Start of a complex mythology-based series from the author of the astonishing far-future Golden Age trilogy (The Golden Transcendence, 2003, etc.).
Five orphans are being raised and educated in a most peculiar school. They are the only students. They don’t know their real names or true ages—they may be teenagers or much older. Discipline is strict, even brutal: They are permitted no heat, forbidden to talk during meals and locked in their rooms at night. They do, however, have strange talents. Red-headed Vanity can find secret passages in places where, perhaps, none previously existed. Narrator Amelia can see and manipulate energies in four or more dimensions. Loud, gruff Colin works magic simply by the power of will.
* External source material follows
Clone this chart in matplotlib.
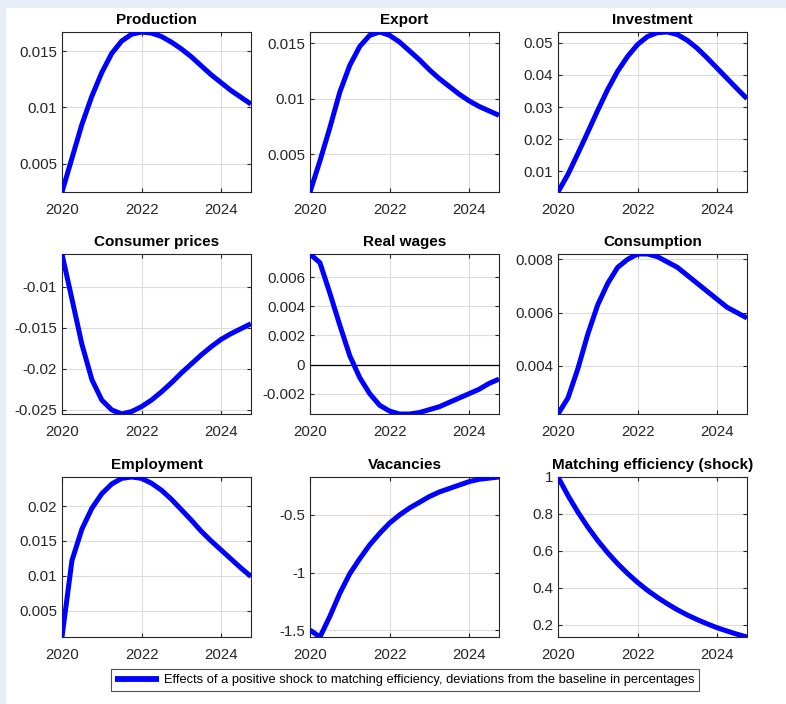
import matplotlib
matplotlib.use('Agg')
import matplotlib.pyplot as plt
from matplotlib.patches import Rectangle
from matplotlib.ticker import FuncFormatter

plt.rcParams['font.family'] = ['Liberation Sans', 'DejaVu Sans']

# quarterly responses, 2020Q1 .. 2024Q4
years = [2020 + 0.25 * i for i in range(20)]

production = [0.0025, 0.0055, 0.0085, 0.0110, 0.0131, 0.0148, 0.0159, 0.0165, 0.0167, 0.0166,
              0.0163, 0.0158, 0.0152, 0.0145, 0.0137, 0.0129, 0.0122, 0.0115, 0.0109, 0.0103]
export = [0.0016, 0.0044, 0.0074, 0.0106, 0.0130, 0.0147, 0.0157, 0.0160, 0.0157, 0.0151,
          0.0143, 0.0135, 0.0126, 0.0118, 0.0111, 0.0104, 0.0098, 0.0093, 0.0089, 0.0085]
investment = [0.0035, 0.0090, 0.0155, 0.0222, 0.0290, 0.0355, 0.0412, 0.0458, 0.0495, 0.0520,
              0.0532, 0.0534, 0.0526, 0.0508, 0.0483, 0.0453, 0.0421, 0.0389, 0.0357, 0.0326]
consumer_prices = [-0.0060, -0.0115, -0.0170, -0.0213, -0.0238, -0.0250, -0.0255, -0.0252, -0.0246, -0.0238,
                   -0.0228, -0.0217, -0.0205, -0.0194, -0.0183, -0.0173, -0.0164, -0.0157, -0.0151, -0.0145]
real_wages = [0.0076, 0.0070, 0.0049, 0.0027, 0.0006, -0.0009, -0.0020, -0.0028, -0.0032, -0.0034,
              -0.0034, -0.0033, -0.0031, -0.0029, -0.0026, -0.0023, -0.0020, -0.0017, -0.0013, -0.0010]
consumption = [0.0022, 0.0028, 0.0039, 0.0052, 0.0063, 0.0071, 0.0077, 0.0080, 0.0082, 0.0082,
               0.0081, 0.0079, 0.0077, 0.0074, 0.0071, 0.0068, 0.0065, 0.0062, 0.0060, 0.0058]
employment = [0.0012, 0.0122, 0.0167, 0.0197, 0.0218, 0.0232, 0.0240, 0.0242, 0.0240, 0.0233,
              0.0223, 0.0210, 0.0195, 0.0180, 0.0164, 0.0150, 0.0137, 0.0124, 0.0111, 0.0099]
vacancies = [-1.50, -1.56, -1.38, -1.18, -1.01, -0.88, -0.76, -0.66, -0.57, -0.50,
             -0.44, -0.39, -0.34, -0.30, -0.27, -0.24, -0.21, -0.19, -0.18, -0.17]
matching = [1.0, 0.9, 0.81, 0.729, 0.656, 0.590, 0.531, 0.478, 0.430, 0.387,
            0.349, 0.314, 0.282, 0.254, 0.229, 0.206, 0.185, 0.167, 0.150, 0.135]

titles = ['Production', 'Export', 'Investment',
          'Consumer prices', 'Real wages', 'Consumption',
          'Employment', 'Vacancies', 'Matching efficiency (shock)']
series = [production, export, investment,
          consumer_prices, real_wages, consumption,
          employment, vacancies, matching]
yticks = [[0.005, 0.01, 0.015], [0.005, 0.01, 0.015], [0.01, 0.02, 0.03, 0.04, 0.05],
          [-0.025, -0.02, -0.015, -0.01], [-0.002, 0, 0.002, 0.004, 0.006], [0.004, 0.006, 0.008],
          [0.005, 0.01, 0.015, 0.02], [-1.5, -1, -0.5], [0.2, 0.4, 0.6, 0.8, 1]]
xticks = [2020, 2022, 2024]
legend_text = 'Effects of a positive shock to matching efficiency, deviations from the baseline in percentages'

W, H = 786, 704
fig = plt.figure(figsize=(W / 100, H / 100), dpi=100)
fig.patch.set_facecolor('white')
strip = '#e6edf6'
fig.patches.append(Rectangle((0, 1 - 7 / H), 1, 7 / H, transform=fig.transFigure, color=strip, zorder=0))
fig.patches.append(Rectangle((0, 0), 5 / W, 1, transform=fig.transFigure, color=strip, zorder=0))

lefts = [62, 310, 558]
tops = [32, 254, 477]
aw, ah = 189, 160
dark = '#262626'

lines = []
for k in range(9):
    r, c = divmod(k, 3)
    ax = fig.add_axes([lefts[c] / W, 1 - (tops[r] + ah) / H, aw / W, ah / H])
    y = series[k]
    ln, = ax.plot(years, y, color='#0000ff', lw=3.6, solid_capstyle='butt',
                  solid_joinstyle='round', zorder=3)
    lines.append(ln)
    if k == 4:
        ax.axhline(0, color='black', lw=0.9, zorder=2)
    ax.set_xlim(years[0], years[-1])
    ax.set_ylim(min(y), max(y))
    ax.set_xticks(xticks)
    ax.set_yticks(yticks[k])
    ax.yaxis.set_major_formatter(FuncFormatter(lambda v, p: '%g' % v))
    ax.grid(True, color='#dcdcdc', lw=0.8, zorder=0)
    ax.tick_params(direction='in', top=True, right=True, length=3, width=0.8,
                   labelsize=10.8, colors=dark)
    ax.tick_params(axis='x', pad=8)
    ax.tick_params(axis='y', pad=3.5)
    for s in ax.spines.values():
        s.set_color(dark)
        s.set_linewidth(0.8)
    ax.set_title(titles[k], fontsize=11, fontweight='bold', pad=5.5)

leg = fig.legend([lines[0]], [legend_text], loc='center', bbox_to_anchor=(405 / W, 1 - 680 / H),
                 fontsize=9.3, frameon=True, fancybox=False, handlelength=3.4, borderpad=0.35,
                 handletextpad=0.4)
leg.get_lines()[0].set_linewidth(4.2)
leg.get_frame().set_edgecolor(dark)
leg.get_frame().set_linewidth(0.8)

fig.savefig('out.png', dpi=100)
Logical Victor controls matter using his mind. Quiet Quentin may be a warlock whose familiar, Apsu, is an animate walking-stick. The staff is equally odd: matron-like Mrs. Wren is often the worse for drink; headmaster Boggin intimidates by sheer physical presence; sinister Dr. Fell administers potions evidently intended to suppress the development of the children’s powers; horrid Mr. Glum lusts after both girls but especially Amelia. A meeting of the Board of Visitors and Governors takes place, upon which Amelia and Victor contrive to eavesdrop. The children’s origins, we soon learn, are stranger than even they have imagined.
Fascinatingly, dazzlingly, almost pointlessly erudite fantasy that trends inexorably toward science fiction; addicts will pounce.